Si l’on n’y prend garde, une partie de nos théâtres sera bientôt transformée en ménagerie. Tantôt c'est un singe qu’un auteur choisit pour son héros ; tantôt un lion qui parle comme un Cicéron ; aujourd’hui c’est un animal des régions septentrionales, un ours blanc. Si les auteurs de ces belles productions continuent leurs brillans travaux, il ne sera plus nécessaire de se transporter au Jardin des Plantes ; on trouvera sur nos théâtres des Boulevards un assortiment complet, auquel on pourra joindre, en cas de besoin, les auteurs. On aura même un avantage qu’on ne trouveroit nulle part, ce sera d’y voir des bêtes érigées en véritables docteurs ; des animaux jouant la pantomime, débitant de belles phrases, composant enfin des mélodrames, car les auteurs de ces sublimes ouvrages n’ont rien négligé pour se mettre à la hauteur de leur sujet. Quant aux acteurs, on pourroit leur reprocher de n’avoir point encore subi une métamorphose complette. L’un sous la peau d’un singe déguise mal sa jolie main blanche. L'autre ne porte pas sa tête avec assez de dignité, et sa perruque mal peignée représente mal la noble crinière du roi des animaux ; celui-ci s'enveloppant de la dépouille de l’ours, a oublié que nos seigneurs les ours n’ont point de cordonnier pour les chausser en escarpins. Au reste, l'Ours blanc pouvoit être traité avec beaucoup plus de générosité. L’auteur, au lieu d’en faire un savant, en état de donner des leçons de philosophie, s’est contenté de l'asservir à quelques effets de pantomime, à des gestes muets et indignes d’un héros de Théâtre. C’est entraver le génie, et ne pas connoitre les hautes libertés de la poésie mélodramatique. On a cru s’appercevoir que le héros du poëme, mal satisfait apparemment de son rôle. s'est mis à bâiller. Cette inconvenance a gagné l’auditoire, et la contagion est devenue si universelle que personne n’a pu siffler. Voici le sujet de la pièce.

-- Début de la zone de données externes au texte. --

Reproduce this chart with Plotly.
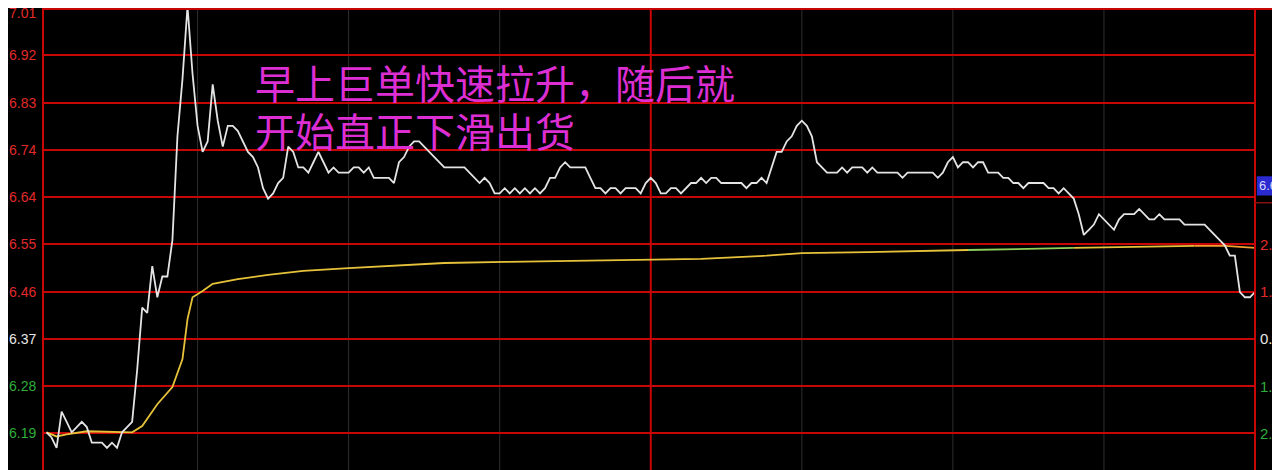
"""Intraday minute chart: price line + average line, red grid on black."""
import plotly.graph_objects as go

prev_close = 6.37

# one price per trading minute (0 = 9:30 open, 240 = close)
minutes = list(range(241))
price = [
    6.19, 6.18, 6.16, 6.23, 6.21, 6.19, 6.20, 6.21, 6.20, 6.17,
    6.17, 6.17, 6.16, 6.17, 6.16, 6.19, 6.20, 6.21, 6.31, 6.43,
    6.42, 6.51, 6.45, 6.49, 6.49, 6.56, 6.76, 6.87, 7.01, 6.88,
    6.78, 6.73, 6.75, 6.86, 6.79, 6.74, 6.78, 6.78, 6.77, 6.75,
    6.73, 6.72, 6.70, 6.66, 6.64, 6.65, 6.67, 6.68, 6.74, 6.73,
    6.70, 6.70, 6.69, 6.71, 6.73, 6.71, 6.69, 6.70, 6.69, 6.69,
    6.69, 6.70, 6.70, 6.69, 6.70, 6.68, 6.68, 6.68, 6.68, 6.67,
    6.71, 6.72, 6.74, 6.75, 6.75, 6.74, 6.73, 6.72, 6.71, 6.70,
    6.70, 6.70, 6.70, 6.70, 6.69, 6.68, 6.67, 6.68, 6.67, 6.65,
    6.65, 6.66, 6.65, 6.66, 6.65, 6.66, 6.65, 6.66, 6.65, 6.66,
    6.68, 6.68, 6.70, 6.71, 6.70, 6.70, 6.70, 6.70, 6.68, 6.66,
    6.66, 6.65, 6.66, 6.66, 6.65, 6.66, 6.66, 6.66, 6.65, 6.67,
    6.68, 6.67, 6.65, 6.65, 6.66, 6.66, 6.65, 6.66, 6.67, 6.67,
    6.68, 6.67, 6.68, 6.68, 6.67, 6.67, 6.67, 6.67, 6.67, 6.66,
    6.67, 6.67, 6.68, 6.67, 6.70, 6.73, 6.73, 6.75, 6.76, 6.78,
    6.79, 6.78, 6.76, 6.71, 6.70, 6.69, 6.69, 6.69, 6.70, 6.69,
    6.70, 6.70, 6.70, 6.69, 6.70, 6.69, 6.69, 6.69, 6.69, 6.69,
    6.68, 6.69, 6.69, 6.69, 6.69, 6.69, 6.69, 6.68, 6.69, 6.71,
    6.72, 6.70, 6.71, 6.71, 6.70, 6.71, 6.71, 6.69, 6.69, 6.69,
    6.68, 6.68, 6.67, 6.67, 6.66, 6.67, 6.67, 6.67, 6.67, 6.66,
    6.66, 6.65, 6.66, 6.65, 6.64, 6.61, 6.57, 6.58, 6.59, 6.61,
    6.60, 6.59, 6.58, 6.60, 6.61, 6.61, 6.61, 6.62, 6.61, 6.60,
    6.60, 6.61, 6.60, 6.60, 6.60, 6.60, 6.59, 6.59, 6.59, 6.59,
    6.59, 6.58, 6.57, 6.56, 6.55, 6.53, 6.53, 6.46, 6.45, 6.45, 6.46,
]

# average price line, read at its turning points
avg_minutes = [0, 2, 4, 8, 17, 19, 22, 25, 27, 28, 29, 31, 33, 38, 44, 51,
               60, 70, 79, 91, 120, 130, 143, 150, 163, 183, 204, 228, 234, 240]
avg_values = [6.190, 6.182, 6.186, 6.192, 6.190, 6.202, 6.244, 6.277, 6.331,
              6.408, 6.450, 6.462, 6.476, 6.485, 6.493, 6.501, 6.506, 6.512,
              6.516, 6.518, 6.522, 6.524, 6.530, 6.535, 6.537, 6.541, 6.545,
              6.549, 6.549, 6.545]

left_labels = ["6.19", "6.28", "6.37", "6.46", "6.55", "6.64", "6.74", "6.83", "6.92", "7.01"]
right_labels = ["2.86%", "1.43%", "0.00%", "1.43%", "2.86%"]
note_lines = ["早上巨单快速拉升，随后就", "开始直正下滑出货"]
last_tag = "6.63"

RED = "#c80606"
# page has an 8px body margin, so the figure is drawn 8px in from the top-left
W, H, ML, MR = 1272, 462, 35, 25
grid_vals = [prev_close * (1 + k / 70) for k in range(-2, 8)]

fig = go.Figure()


def avg_segment(i0, i1, color):
    fig.add_trace(go.Scatter(
        x=avg_minutes[i0:i1 + 1], y=avg_values[i0:i1 + 1], mode="lines",
        line=dict(color=color, width=1.8), hoverinfo="skip",
    ))


i_green0 = avg_minutes.index(183)
i_green1 = avg_minutes.index(204)
i_orange = avg_minutes.index(228)
avg_segment(0, i_green0, "#e6c23a")
avg_segment(i_green0, i_green1, "#8fd05a")
avg_segment(i_green1, i_orange, "#e6c23a")
avg_segment(i_orange, len(avg_minutes) - 1, "#f0a030")

fig.add_trace(go.Scatter(
    x=minutes, y=price, mode="lines", cliponaxis=False,
    line=dict(color="#e4e4e4", width=1.8), hoverinfo="skip",
))

shapes = []
# thin session dividers every 30 min, red one at noon
for m in (30, 60, 90, 150, 180, 210):
    shapes.append(dict(type="line", xref="x", yref="paper", x0=m, x1=m, y0=0, y1=1,
                       line=dict(color="#2e2e2e", width=1), layer="below"))
shapes.append(dict(type="line", xref="x", yref="paper", x0=120, x1=120, y0=0, y1=1,
                   line=dict(color=RED, width=2), layer="below"))
for xp in (0, 1):
    shapes.append(dict(type="line", xref="paper", yref="paper", x0=xp, x1=xp, y0=0, y1=1,
                       line=dict(color=RED, width=2)))
# top line runs on to the edge, small marker line under the price tag
shapes.append(dict(type="line", xref="paper", yref="paper", x0=0, x1=1.03,
                   y0=0.998, y1=0.998, line=dict(color=RED, width=2)))
shapes.append(dict(type="line", xref="paper", yref="y", x0=1, x1=1.03,
                   y0=6.632, y1=6.632, line=dict(color="#801010", width=1.5)))
shapes.append(dict(type="rect", xref="paper", yref="y", x0=1.0015, x1=1.03,
                   y0=6.646, y1=6.683, fillcolor="#2a2ad0", line=dict(width=0)))

ann = []
for i, (v, txt) in enumerate(zip(grid_vals, left_labels)):
    col = "#e8e8e8" if i == 2 else ("#2fae3a" if i < 2 else "#e02a2a")
    top = i == len(left_labels) - 1
    ann.append(dict(x=0, xref="paper", y=v, yref="y", text=txt, showarrow=False,
                    xanchor="right", yanchor="middle", xshift=-5, yshift=-5 if top else 0,
                    font=dict(family="Liberation Sans", size=14, color=col)))
for i, txt in enumerate(right_labels):
    v = grid_vals[4 - i]
    col = "#e02a2a" if i < 2 else ("#e8e8e8" if i == 2 else "#2fae3a")
    ann.append(dict(x=1, xref="paper", y=v, yref="y", text=txt, showarrow=False,
                    xanchor="left", yanchor="middle", xshift=3,
                    font=dict(family="Liberation Sans", size=15, color=col)))
ann.append(dict(x=1, xref="paper", y=6.665, yref="y", text=last_tag, showarrow=False,
                xanchor="left", yanchor="middle", xshift=2,
                font=dict(family="Liberation Sans", size=13, color="#d8d8ff")))
# caption lines, placed by pixel position in the figure
for j, line in enumerate(note_lines):
    ann.append(dict(x=(245 - ML) / (W - ML - MR), xref="paper",
                    y=1 - (74 + 48 * j) / H, yref="paper", text=line, showarrow=False,
                    xanchor="left", yanchor="middle",
                    font=dict(family="Noto Sans CJK SC", size=40, color="#dc2ed2")))

fig.update_layout(
    width=W, height=H,
    margin=dict(l=ML, r=MR, t=0, b=0, autoexpand=False),
    paper_bgcolor="black", plot_bgcolor="black",
    showlegend=False,
    shapes=shapes, annotations=ann,
    xaxis=dict(range=[-0.7, 240], showgrid=False, zeroline=False,
               showticklabels=False, fixedrange=True),
    yaxis=dict(range=[6.1174, grid_vals[-1]], tickvals=grid_vals, showgrid=True,
               gridcolor=RED, gridwidth=2, zeroline=False, showticklabels=False),
)

fig.write_html("out.html")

Idamor, jeune guerrier, est appelé à la cour d Hispahan, après avoir remporté des victoire» éclatantes sur les ennemis de la Perse ; le Roi lui propose sa sœur Zulmena en mariage, mais Idamor a vu une jeune paysanne nommée Argentine, fille d’un vieillard dont le nom est Osbar, et il en est devenu amoureux au point de refuser la main de la princesse. Irrité de ce refus, le Roi lui ordonne de quitter ses états. Idamor, suivi de son fidèle serviteur, Arlequin Fine-Oreille, va trouver Argentine et son père, et veut les emmener au moyen d’un talisman que la fée Gentille lui a donné ; mais il est surpris par des gardes qu’a envoyés à sa poursuite la vieille fée de la Grotte Enchautée, ennemie déclarée de Gentille. On le jette dans un cachot. Osbas est dans un souterrain près de là. Bientôt ils se retrouvent et sont soutenus par une voix qui les encourage à prendre patience. Cependant Arlequin, muni de son talisman, est parvenu à rendre la liberté à Argentine, et il l’emmène dans un désert où elle retrouve la cabane qui servit d’asile à ton enfance. Fine-Oreille reprend son talisman et quitte Argentine pour aller délivrer son maître de la prison. Le Geôlier tombe imprudemment entre leurs mains. A l’aide de ses clefs, Idamor trouve le moyen de s’échapper avec Osbar et Arlequin. Il arrive dans le désert où ce dernier a laissé Argentine; mais elle a disparu par la force des enchantemens de la vieille fée, et elle gémit enchaînée à un rocher près duquel veille éternellement un ours blanc, et les Diables qui sont aux ordres de la méchante femme.
Idamor veut employer la force pour vaincre ces monstres, mais il tombe désarmé, et on l’attache au rocher voisin de son amante. Mais Gentille n’abandonne pas son protégé. Une lyre enchantée, qui s’offre à ses yeux, rend des sons dont la puissance endort l’ours et ses compagnons. Les chaînes des prisonniers tombent d’elles-mêmes, l’ours est tue, et Idamor monte sur le trône d’Hispahan, où sa naissance et le livre des destins l’appellent.
Cet Ours blanc ne brille ni du côté du style, ni du côté des situations ; elles .sont pour la plûpart peu neuves ; mal amenées et sans intérêt. Cependant il y a un peu de spectacle, et c’est ce qui a sauvé la pièce.
L'auteur est M. Charin fils, un des auteurs du Lion parlant.